Monday 6 May 2019

PLG TAI reflection on leadership dimension 4 and how I would use it.

This year one of my roles is the leadership of a professional learning group across the Uru Mānuka cluster. The purpose is to generate enough evidence following a theme for each group, for teachers to meet the PTC's.

One of our challenges is to interweave the guiding pedagogy of the cluster throughout the process, even though each school will have its own documentation methods for TAI - that of Learn Create Share. 

I do believe that many staff are still not willing to spend enough time unpacking what LCS means. It's too easy to go on the Oxford dictionary definitions of those words without actually buying into the work and research behind it. While that is a separate frustrating issue, little steps will lead to more meaningful evolution of ideas eventually. I found this particular article which clarified Learn as to know, create as to act, and share as to value, and specifically identified these as 21st-century educational skills. My argument is that staff should value the pedagogy not the words. Maybe we just need to see it in different words, with research behind it from other sources such as this.

Learn
Focusing Inquiry

“What is important (and therefore worth spending time on) given where my students are at?”

As PLG leaders we are working on leadership dimension 4 from the Best Evidence Synthesis (BES)

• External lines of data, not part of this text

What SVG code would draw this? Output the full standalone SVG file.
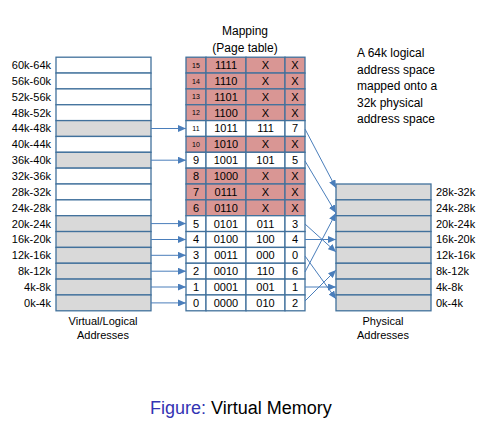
<svg xmlns="http://www.w3.org/2000/svg" width="488" height="438" viewBox="0 0 488 438">
<style>
text{font-family:"Liberation Sans",Arial,sans-serif;fill:#000}
.lbl{font-size:11px}
.r{text-anchor:end}
.m{text-anchor:middle}
.t{font-size:12px}
.cell{stroke:#41719C;stroke-width:1.3}
.w{fill:#FFFFFF}
.g{fill:#D9D9D9}
.p{fill:#D99694}
.sm{font-size:7px}
.conn line{stroke:#4A7EBB;stroke-width:1;marker-end:url(#ah)}
</style>
<defs>
<marker id="ah" markerUnits="userSpaceOnUse" markerWidth="8" markerHeight="7" refX="8" refY="3.5" orient="auto">
<path d="M0,0 L8,3.5 L0,7 z" fill="#4A7EBB"/>
</marker>
</defs>
<rect width="488" height="438" fill="#FFFFFF"/>

<g id="virtual">
<rect class="cell w" x="56" y="57.2" width="95" height="15.85"/>
<rect class="cell w" x="56" y="73.05" width="95" height="15.85"/>
<rect class="cell w" x="56" y="88.9" width="95" height="15.85"/>
<rect class="cell w" x="56" y="104.75" width="95" height="15.85"/>
<rect class="cell g" x="56" y="120.6" width="95" height="15.85"/>
<rect class="cell w" x="56" y="136.45" width="95" height="15.85"/>
<rect class="cell g" x="56" y="152.3" width="95" height="15.85"/>
<rect class="cell w" x="56" y="168.15" width="95" height="15.85"/>
<rect class="cell w" x="56" y="184" width="95" height="15.85"/>
<rect class="cell w" x="56" y="199.85" width="95" height="15.85"/>
<rect class="cell g" x="56" y="215.7" width="95" height="15.85"/>
<rect class="cell g" x="56" y="231.55" width="95" height="15.85"/>
<rect class="cell g" x="56" y="247.4" width="95" height="15.85"/>
<rect class="cell g" x="56" y="263.25" width="95" height="15.85"/>
<rect class="cell g" x="56" y="279.1" width="95" height="15.85"/>
<rect class="cell g" x="56" y="294.95" width="95" height="15.85"/>
<text class="lbl r" x="51" y="69">60k-64k</text>
<text class="lbl r" x="51" y="84.9">56k-60k</text>
<text class="lbl r" x="51" y="100.7">52k-56k</text>
<text class="lbl r" x="51" y="116.6">48k-52k</text>
<text class="lbl r" x="51" y="132.4">44k-48k</text>
<text class="lbl r" x="51" y="148.3">40k-44k</text>
<text class="lbl r" x="51" y="164.1">36k-40k</text>
<text class="lbl r" x="51" y="180">32k-36k</text>
<text class="lbl r" x="51" y="195.8">28k-32k</text>
<text class="lbl r" x="51" y="211.7">24k-28k</text>
<text class="lbl r" x="51" y="227.5">20k-24k</text>
<text class="lbl r" x="51" y="243.4">16k-20k</text>
<text class="lbl r" x="51" y="259.2">12k-16k</text>
<text class="lbl r" x="51" y="275.1">8k-12k</text>
<text class="lbl r" x="51" y="290.9">4k-8k</text>
<text class="lbl r" x="51" y="306.8">0k-4k</text>
<text class="lbl m" x="103" y="325">Virtual/Logical</text>
<text class="lbl m" x="103" y="339">Addresses</text>
</g>

<g id="pagetable">
<text class="t m" x="245" y="35">Mapping</text>
<text class="t m" x="245" y="51.5">(Page table)</text>
<g class="cell">
<rect class="p" x="186" y="57.2" width="20" height="15.85"/><rect class="p" x="206" y="57.2" width="40" height="15.85"/><rect class="p" x="246" y="57.2" width="39" height="15.85"/><rect class="p" x="285" y="57.2" width="20" height="15.85"/>
<rect class="p" x="186" y="73.05" width="20" height="15.85"/><rect class="p" x="206" y="73.05" width="40" height="15.85"/><rect class="p" x="246" y="73.05" width="39" height="15.85"/><rect class="p" x="285" y="73.05" width="20" height="15.85"/>
<rect class="p" x="186" y="88.9" width="20" height="15.85"/><rect class="p" x="206" y="88.9" width="40" height="15.85"/><rect class="p" x="246" y="88.9" width="39" height="15.85"/><rect class="p" x="285" y="88.9" width="20" height="15.85"/>
<rect class="p" x="186" y="104.75" width="20" height="15.85"/><rect class="p" x="206" y="104.75" width="40" height="15.85"/><rect class="p" x="246" y="104.75" width="39" height="15.85"/><rect class="p" x="285" y="104.75" width="20" height="15.85"/>
<rect class="w" x="186" y="120.6" width="20" height="15.85"/><rect class="w" x="206" y="120.6" width="40" height="15.85"/><rect class="w" x="246" y="120.6" width="39" height="15.85"/><rect class="w" x="285" y="120.6" width="20" height="15.85"/>
<rect class="p" x="186" y="136.45" width="20" height="15.85"/><rect class="p" x="206" y="136.45" width="40" height="15.85"/><rect class="p" x="246" y="136.45" width="39" height="15.85"/><rect class="p" x="285" y="136.45" width="20" height="15.85"/>
<rect class="w" x="186" y="152.3" width="20" height="15.85"/><rect class="w" x="206" y="152.3" width="40" height="15.85"/><rect class="w" x="246" y="152.3" width="39" height="15.85"/><rect class="w" x="285" y="152.3" width="20" height="15.85"/>
<rect class="p" x="186" y="168.15" width="20" height="15.85"/><rect class="p" x="206" y="168.15" width="40" height="15.85"/><rect class="p" x="246" y="168.15" width="39" height="15.85"/><rect class="p" x="285" y="168.15" width="20" height="15.85"/>
<rect class="p" x="186" y="184" width="20" height="15.85"/><rect class="p" x="206" y="184" width="40" height="15.85"/><rect class="p" x="246" y="184" width="39" height="15.85"/><rect class="p" x="285" y="184" width="20" height="15.85"/>
<rect class="p" x="186" y="199.85" width="20" height="15.85"/><rect class="p" x="206" y="199.85" width="40" height="15.85"/><rect class="p" x="246" y="199.85" width="39" height="15.85"/><rect class="p" x="285" y="199.85" width="20" height="15.85"/>
<rect class="w" x="186" y="215.7" width="20" height="15.85"/><rect class="w" x="206" y="215.7" width="40" height="15.85"/><rect class="w" x="246" y="215.7" width="39" height="15.85"/><rect class="w" x="285" y="215.7" width="20" height="15.85"/>
<rect class="w" x="186" y="231.55" width="20" height="15.85"/><rect class="w" x="206" y="231.55" width="40" height="15.85"/><rect class="w" x="246" y="231.55" width="39" height="15.85"/><rect class="w" x="285" y="231.55" width="20" height="15.85"/>
<rect class="w" x="186" y="247.4" width="20" height="15.85"/><rect class="w" x="206" y="247.4" width="40" height="15.85"/><rect class="w" x="246" y="247.4" width="39" height="15.85"/><rect class="w" x="285" y="247.4" width="20" height="15.85"/>
<rect class="w" x="186" y="263.25" width="20" height="15.85"/><rect class="w" x="206" y="263.25" width="40" height="15.85"/><rect class="w" x="246" y="263.25" width="39" height="15.85"/><rect class="w" x="285" y="263.25" width="20" height="15.85"/>
<rect class="w" x="186" y="279.1" width="20" height="15.85"/><rect class="w" x="206" y="279.1" width="40" height="15.85"/><rect class="w" x="246" y="279.1" width="39" height="15.85"/><rect class="w" x="285" y="279.1" width="20" height="15.85"/>
<rect class="w" x="186" y="294.95" width="20" height="15.85"/><rect class="w" x="206" y="294.95" width="40" height="15.85"/><rect class="w" x="246" y="294.95" width="39" height="15.85"/><rect class="w" x="285" y="294.95" width="20" height="15.85"/>
</g>
<g class="lbl m">
<text class="sm" x="196" y="67.7">15</text><text x="226" y="69">1111</text><text x="265.5" y="69">X</text><text x="295" y="69">X</text>
<text class="sm" x="196" y="83.5">14</text><text x="226" y="84.9">1110</text><text x="265.5" y="84.9">X</text><text x="295" y="84.9">X</text>
<text class="sm" x="196" y="99.4">13</text><text x="226" y="100.7">1101</text><text x="265.5" y="100.7">X</text><text x="295" y="100.7">X</text>
<text class="sm" x="196" y="115.2">12</text><text x="226" y="116.6">1100</text><text x="265.5" y="116.6">X</text><text x="295" y="116.6">X</text>
<text class="sm" x="196" y="131.1">11</text><text x="226" y="132.4">1011</text><text x="265.5" y="132.4">111</text><text x="295" y="132.4">7</text>
<text class="sm" x="196" y="146.9">10</text><text x="226" y="148.3">1010</text><text x="265.5" y="148.3">X</text><text x="295" y="148.3">X</text>
<text x="196" y="164.1">9</text><text x="226" y="164.1">1001</text><text x="265.5" y="164.1">101</text><text x="295" y="164.1">5</text>
<text x="196" y="180">8</text><text x="226" y="180">1000</text><text x="265.5" y="180">X</text><text x="295" y="180">X</text>
<text x="196" y="195.8">7</text><text x="226" y="195.8">0111</text><text x="265.5" y="195.8">X</text><text x="295" y="195.8">X</text>
<text x="196" y="211.7">6</text><text x="226" y="211.7">0110</text><text x="265.5" y="211.7">X</text><text x="295" y="211.7">X</text>
<text x="196" y="227.5">5</text><text x="226" y="227.5">0101</text><text x="265.5" y="227.5">011</text><text x="295" y="227.5">3</text>
<text x="196" y="243.4">4</text><text x="226" y="243.4">0100</text><text x="265.5" y="243.4">100</text><text x="295" y="243.4">4</text>
<text x="196" y="259.2">3</text><text x="226" y="259.2">0011</text><text x="265.5" y="259.2">000</text><text x="295" y="259.2">0</text>
<text x="196" y="275.1">2</text><text x="226" y="275.1">0010</text><text x="265.5" y="275.1">110</text><text x="295" y="275.1">6</text>
<text x="196" y="290.9">1</text><text x="226" y="290.9">0001</text><text x="265.5" y="290.9">001</text><text x="295" y="290.9">1</text>
<text x="196" y="306.8">0</text><text x="226" y="306.8">0000</text><text x="265.5" y="306.8">010</text><text x="295" y="306.8">2</text>
</g>
</g>

<g id="physical">
<rect class="cell g" x="336" y="184" width="95" height="15.85"/>
<rect class="cell g" x="336" y="199.85" width="95" height="15.85"/>
<rect class="cell g" x="336" y="215.7" width="95" height="15.85"/>
<rect class="cell g" x="336" y="231.55" width="95" height="15.85"/>
<rect class="cell g" x="336" y="247.4" width="95" height="15.85"/>
<rect class="cell g" x="336" y="263.25" width="95" height="15.85"/>
<rect class="cell g" x="336" y="279.1" width="95" height="15.85"/>
<rect class="cell g" x="336" y="294.95" width="95" height="15.85"/>
<text class="lbl" x="436" y="195.8">28k-32k</text>
<text class="lbl" x="436" y="211.7">24k-28k</text>
<text class="lbl" x="436" y="227.5">20k-24k</text>
<text class="lbl" x="436" y="243.4">16k-20k</text>
<text class="lbl" x="436" y="259.2">12k-16k</text>
<text class="lbl" x="436" y="275.1">8k-12k</text>
<text class="lbl" x="436" y="290.9">4k-8k</text>
<text class="lbl" x="436" y="306.8">0k-4k</text>
<text class="lbl m" x="383" y="325">Physical</text>
<text class="lbl m" x="383" y="339">Addresses</text>
</g>

<g id="note" class="t">
<text x="357" y="57">A 64k logical</text>
<text x="357" y="73.5">address space</text>
<text x="357" y="90">mapped onto a</text>
<text x="357" y="106.5">32k physical</text>
<text x="357" y="123">address space</text>
</g>

<g id="connectors" class="conn">
<line x1="151" y1="128.5" x2="186" y2="128.5"/>
<line x1="151" y1="160.2" x2="186" y2="160.2"/>
<line x1="151" y1="223.6" x2="186" y2="223.6"/>
<line x1="151" y1="239.5" x2="186" y2="239.5"/>
<line x1="151" y1="255.3" x2="186" y2="255.3"/>
<line x1="151" y1="271.2" x2="186" y2="271.2"/>
<line x1="151" y1="287" x2="186" y2="287"/>
<line x1="151" y1="302.9" x2="186" y2="302.9"/>
<line x1="305" y1="129" x2="336" y2="188"/>
<line x1="305" y1="161" x2="336" y2="213"/>
<line x1="305" y1="224" x2="336" y2="252"/>
<line x1="305" y1="239.5" x2="336" y2="239.5"/>
<line x1="305" y1="256" x2="336" y2="299"/>
<line x1="305" y1="272" x2="336" y2="213"/>
<line x1="305" y1="287" x2="336" y2="287"/>
<line x1="305" y1="301" x2="336" y2="270"/>
</g>

<g id="caption">
<text x="150" y="413.5" style="font-size:18px"><tspan fill="#3333B3" style="fill:#3333B3">Figure:</tspan> Virtual Memory</text>
</g>
</svg>
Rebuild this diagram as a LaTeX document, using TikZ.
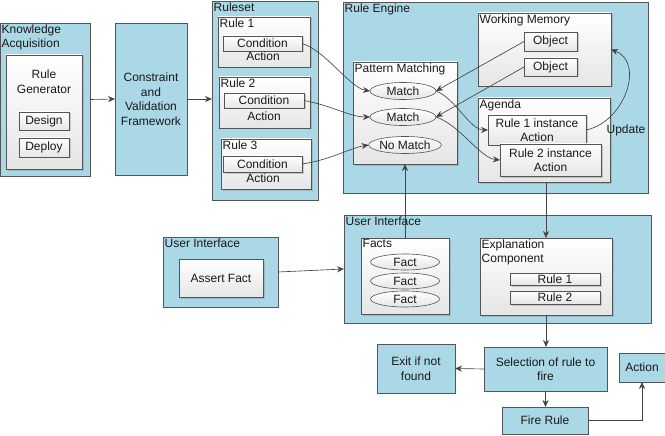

In identifying two elements of leadership dimension 4 (I haven't questioned deeply why this is the one we are focussing on yet), I have struggled which I focus on. I'm erring towards three and four. In this TAI, the 'students' are my colleagues, the outcomes are their own learnings from this process. The most gain for them is going to be making sure I have the knowledge of effective professional development from a researched basis and ensuring collective responsibility and accountability and how to foster it. Acting as an instructional leader is a focus, but with two of us as leaders for this group, 'we got this'. Use of data is actually just a pain when you are working across schools and there is no time allowance for this 'job'. It's a good way of making my own TAI unachievable. Good individual processes should mean data collection happens naturally anyway, and if it's causing the TAI's to fail, then I guess I revisit this hypothesis. There are 8 participants in the group from 3 different schools and only one meeting per term. In focussing my inquiry, effective professional development and collective responsibility/accountability are probably of the most significance for our learners (colleagues). This is my activation of the process, my Learn, and what I know.